We’ll Do It Live!

SFPD makes an appearance on Live PD cable reality show

Santa Fe is on TV.

Live PD, the COPS knockoff on A&E with the "as-it-happens" twist, will have at least a six-week run in the city, according to Santa Fe Police Lt. Sean Strahon. The first episode featuring the City Different aired on June 1, and Strahon says his department could appear on the show throughout the whole season.

"This is a real-time documentary-type of show with analysis and commentary from veteran officers in the studio as it happens," Strahon tells SFR. "Think of it as an extension of our body-worn cameras."

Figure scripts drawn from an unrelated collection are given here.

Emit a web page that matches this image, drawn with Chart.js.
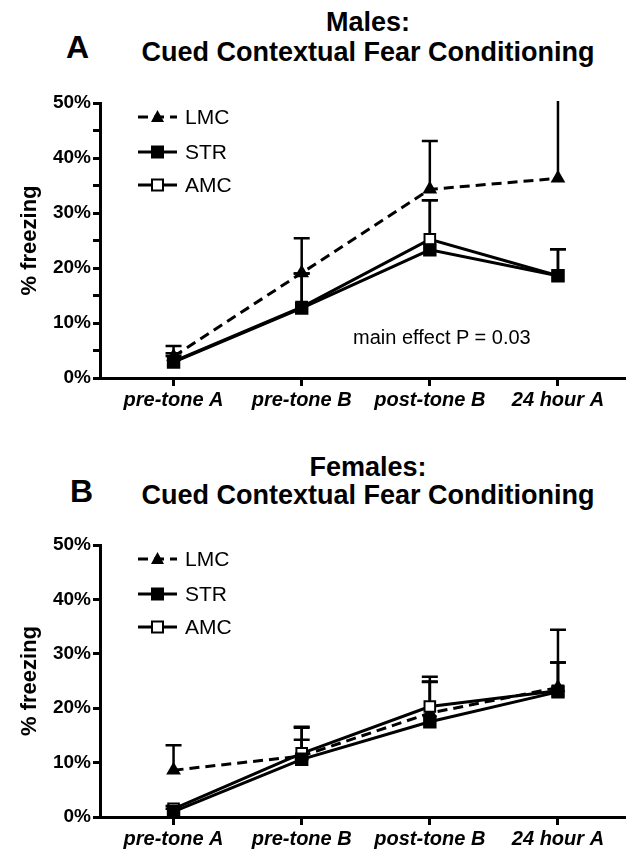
<!DOCTYPE html>
<html>
<head>
<meta charset="utf-8">
<script src="https://cdn.jsdelivr.net/npm/chart.js@4.4.0/dist/chart.umd.min.js"></script>
<style>
  body { margin: 0; background: #fff; width: 635px; height: 858px; position: relative; overflow: hidden;
         font-family: "Liberation Sans", Arial, sans-serif; color: #000; }
  .panel { position: absolute; left: 0; width: 635px; }
  .ttl { position: absolute; left: 118px; width: 500px; text-align: center; font-weight: bold; font-size: 27px; line-height: 30px; }
  .letter { position: absolute; font-weight: bold; font-size: 32px; line-height: 34px; }
  .note { position: absolute; font-size: 20px; line-height: 22px; }
</style>
</head>
<body>
<div class="ttl" style="top:7px">Males:</div>
<div class="ttl" style="top:37px">Cued Contextual Fear Conditioning</div>
<div class="letter" style="left:66px;top:30px">A</div>

<div class="ttl" style="top:452px">Females:</div>
<div class="ttl" style="top:480px">Cued Contextual Fear Conditioning</div>
<div class="letter" style="left:70px;top:474px">B</div>

<div class="panel" style="top:0;height:430px"><canvas id="males"></canvas></div>
<div class="panel" style="top:430px;height:428px"><canvas id="females"></canvas></div>
<div class="note" style="left:353px;top:326px">main effect P = 0.03</div>

<script>
// time points on the x axis
const timepoints = ['pre-tone A', 'pre-tone B', 'post-tone B', '24 hour A'];
const groups = ['LMC', 'STR', 'AMC'];
const yTicks = [0, 10, 20, 30, 40, 50];

// males, mean % freezing
const malesLMC = [3.9, 19.1, 34.3, 36.3];
const malesSTR = [2.9, 12.7, 23.3, 18.6];
const malesAMC = [3.0, 12.9, 25.2, 18.6];
// males, SEM (upper bars only)
const malesLMCErr = [1.9, 6.3, 8.8, 16.0];
const malesSTRErr = [1.6, 6.3, 9.0, 4.8];
const malesAMCErr = [1.0, 6.1, 7.1, 4.8];

// females, mean % freezing
const femalesLMC = [8.6, 11.2, 19.1, 23.8];
const femalesSTR = [1.0, 10.6, 17.5, 23.0];
const femalesAMC = [1.5, 11.7, 20.3, 23.2];
// females, SEM
const femalesLMCErr = [4.6, 3.0, 5.8, 10.6];
const femalesSTRErr = [0.5, 5.8, 7.3, 5.4];
const femalesAMCErr = [0.5, 4.9, 5.5, 5.2];

// draws upper error bars behind the markers
const errorBars = {
    id: 'errorBars',
    beforeDatasetsDraw(chart) {
        const { ctx, chartArea, scales } = chart;
        ctx.save();
        ctx.beginPath();
        ctx.rect(chartArea.left, chartArea.top - 2, chartArea.width, chartArea.height + 2);
        ctx.clip();
        ctx.strokeStyle = '#000';
        ctx.lineWidth = 2.5;
        chart.data.datasets.forEach(ds => {
            ds.data.forEach((p, i) => {
                const px = scales.x.getPixelForValue(p.x);
                const y0 = scales.y.getPixelForValue(p.y);
                const top = p.y + ds.errors[i];
                const y1 = scales.y.getPixelForValue(top);
                ctx.beginPath();
                ctx.moveTo(px, y0);
                ctx.lineTo(px, y1);
                if (top <= scales.y.max) {
                    ctx.moveTo(px - 8, y1);
                    ctx.lineTo(px + 8, y1);
                }
                ctx.stroke();
            });
        });
        ctx.restore();
    }
};

// legend in the upper left: line sample with marker, then name
const sampleLegend = {
    id: 'sampleLegend',
    afterDraw(chart) {
        const { ctx, chartArea } = chart;
        const rows = [14, 49, 82];
        ctx.save();
        chart.data.datasets.forEach((ds, k) => {
            const y = chartArea.top + rows[k];
            const x0 = chartArea.left + 38, x1 = chartArea.left + 77, xm = (x0 + x1) / 2;
            ctx.strokeStyle = '#000';
            ctx.lineWidth = 3;
            ctx.setLineDash(ds.borderDash || []);
            ctx.beginPath();
            ctx.moveTo(x0, y);
            ctx.lineTo(x1, y);
            ctx.stroke();
            ctx.setLineDash([]);
            ctx.beginPath();
            if (ds.pointStyle === 'triangle') {
                ctx.moveTo(xm, y - 7);
                ctx.lineTo(xm + 6.5, y + 5);
                ctx.lineTo(xm - 6.5, y + 5);
                ctx.closePath();
                ctx.fillStyle = '#000';
                ctx.fill();
            } else {
                ctx.rect(xm - 5.5, y - 5.5, 11, 11);
                ctx.fillStyle = ds.pointBackgroundColor;
                ctx.fill();
                ctx.lineWidth = 2;
                ctx.stroke();
            }
            ctx.fillStyle = '#000';
            ctx.font = '21px "Liberation Sans", Arial, sans-serif';
            ctx.textBaseline = 'middle';
            ctx.fillText(groups[k], chartArea.left + 85, y + 1);
        });
        ctx.restore();
    }
};

function points(values) {
    return values.map((v, i) => ({ x: i, y: v }));
}

function makeDatasets(lmc, str, amc, lmcErr, strErr, amcErr) {
    return [
        {
            label: groups[0], data: points(lmc), errors: lmcErr, order: 2,
            borderColor: '#000', borderWidth: 3, borderDash: [10, 6],
            pointStyle: 'triangle', pointRadius: 8.5, pointBackgroundColor: '#000', pointBorderWidth: 0
        },
        {
            label: groups[1], data: points(str), errors: strErr, order: 0,
            borderColor: '#000', borderWidth: 3,
            pointStyle: 'rect', pointRadius: 9.5, pointBackgroundColor: '#000', pointBorderWidth: 0
        },
        {
            label: groups[2], data: points(amc), errors: amcErr, order: 1,
            borderColor: '#000', borderWidth: 3,
            pointStyle: 'rect', pointRadius: 7.5, pointBackgroundColor: '#fff',
            pointBorderColor: '#000', pointBorderWidth: 2
        }
    ];
}

function makeChart(id, datasets, opts) {
    const ctx = document.getElementById(id).getContext('2d');
    return new Chart(ctx, {
        type: 'line',
        data: { datasets: datasets },
        options: {
            responsive: true,
            maintainAspectRatio: false,
            animation: false,
            layout: { padding: { top: opts.top, right: 6, left: 0, bottom: 0 } },
            plugins: { legend: { display: false }, tooltip: { enabled: false } },
            scales: {
                x: {
                    type: 'linear',
                    min: -0.574,
                    max: 3.527,
                    afterBuildTicks: s => { s.ticks = timepoints.map((t, i) => ({ value: i })); },
                    afterFit: s => { s.height = opts.xHeight; },
                    border: { display: true, color: '#000', width: 3 },
                    grid: { display: true, drawOnChartArea: false, drawTicks: true, tickLength: 8, tickWidth: 3, tickColor: '#000' },
                    ticks: {
                        color: '#000',
                        padding: 2,
                        maxRotation: 0,
                        font: { family: '"Liberation Sans", Arial, sans-serif', size: 20, weight: 'bold', style: 'italic' },
                        callback: v => timepoints[v]
                    }
                },
                y: {
                    min: 0,
                    max: 50,
                    afterBuildTicks: s => {
                        const step = opts.minor ? 5 : 10;
                        const t = [];
                        for (let v = 0; v <= 50; v += step) t.push({ value: v });
                        s.ticks = t;
                    },
                    afterFit: s => { s.width = 100; },
                    border: { display: true, color: '#000', width: 3 },
                    grid: { display: true, drawOnChartArea: false, drawTicks: true, tickLength: 7, tickWidth: 3, tickColor: '#000' },
                    title: {
                        display: true,
                        text: '% freezing',
                        color: '#000',
                        padding: { top: 17, bottom: 0 },
                        font: { family: '"Liberation Sans", Arial, sans-serif', size: 22, weight: 'bold' }
                    },
                    ticks: {
                        color: '#000',
                        padding: 2,
                        font: { family: '"Liberation Sans", Arial, sans-serif', size: 19, weight: 'bold' },
                        callback: v => yTicks.includes(v) ? v + '%' : ''
                    }
                }
            }
        },
        plugins: [errorBars, sampleLegend]
    });
}

makeChart('males',
    makeDatasets(malesLMC, malesSTR, malesAMC, malesLMCErr, malesSTRErr, malesAMCErr),
    { top: 103, xHeight: 52, minor: true });
makeChart('females',
    makeDatasets(femalesLMC, femalesSTR, femalesAMC, femalesLMCErr, femalesSTRErr, femalesAMCErr),
    { top: 115, xHeight: 41, minor: false });
</script>
</body>
</html>
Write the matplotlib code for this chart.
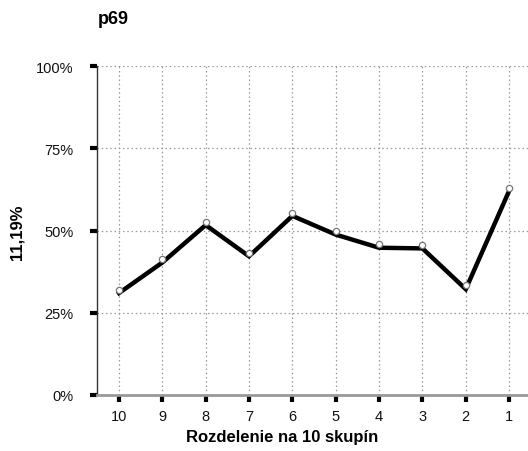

Those in-studio veteran officers, in the case of the June 1 episode, were Tom Morris Jr., a consistent presence on the show who intones such gems as, "If you're thinking of smoking weed in Texas, you better think twice," and Jill Marshall, an officer with the Warwick Police Department in Rhode Island.

Dan Abrams, ABC News anchor, Dateline alum and Mediaite founder, hosts.

In addition to Santa Fe, which came up on producers' radar after appearing in Women on Patrol, another A&E effort that has yet to air, the show is currently following officers from Kansas to Texas to California and points in between.

Abrams cuts between them as police across the country find different instances of suspected wrongdoing, to cases like a respiratory issue on Old Pecos Trail near the I-25 junction, or a suspect brandishing a weapon, which turned out to be an airsoft gun with the orange tip removed.

Eschewing COPS' kitsch and gratuitously action-packed clip selection, Live PD is, for much of its nearly three-hour time block, pretty boring. Viewers are often subjected to roadside stops that either go nowhere, take forever to pan out, or simply result in the arrest of a college stoner for using a bong he made out of a water bottle.

The show's producers have argued that their focus on the ordinary is the point: Live PD is billed as an effort to bring transparency and understanding to a ho-hum night on the beat.

Both Live PD and its intellectual forebear, COPS, have courted controversy.

Albuquerque's then-Mayor Martin Chávez banned the latter from interviewing city police in 2001, saying the show put the city in a bad light. In 2014 the Bernalillo County Sheriff's Department allowed filming.

FOX, the longtime home network of COPS, cancelled it in 2013 amid widespread hostility toward its perceived racism and sensationalism, only for COPS to get a second wind on the guys-being-dudes channel Spike.

Live PD hasn't been around nearly as long, but has already racked up considerable criticism. Bridgeport, Connecticut, and Tulsa, Oklahoma, have cut ties with the show.

The Outline called it "the most disturbing show on TV," citing an instance reported by NBC News of a mother discovering her son had been killed when she saw his body on the tube.

Strahon says that there was initially some concern at SFPD, but ultimately officials decided that the privacy issues weren't a concern.

"This is what the people wanted when they asked for body cams," Strahon says. "Anyone can [file a public records request for] body cam footage and see the same thing."

Questions regarding consent to be filmed naturally arise, but because camera crews typically film from public areas such as streets and sidewalks, they are seldom obligated to get permission to plaster the faces of the accused on televisions across America. This can cause serious reputational harm, as it did in a case that appeared on the show in 2017 in which a man was arrested on suspicion of stealing a car, despite it being his father's. He was cleared of all charges and demanded an apology.

For what it's worth, each commercial break ends with a black screen with white lettering assuring viewers that the people who appear on the show are "innocent until proven guilty."

A slight delay is built into the show, to allow for censoring language, bleeping out last names or other personal information, or to avoid broadcasting any inconvenient police shootings, although the show's producers are cagey about how long of a delay they use.

For Santa Fe's part, in the most recent episode in which the city appeared that is available to watch online, drugs were mostly absent.

The most closely followed case was a stabbing at the infamously crime-ridden Motel 6 on Cerrillos Road, across the street from Denny's. The motel is a place that police have been called to 177 times this year, according to reporting from The Santa Fe New Mexican in April. The case was resolved with a suspect being taken into custody as the episode's credits began to roll. The man claimed that the very bloody-looking substance on his hands and shirt was, at various points, dye, juice and sauce from a Frito Pie.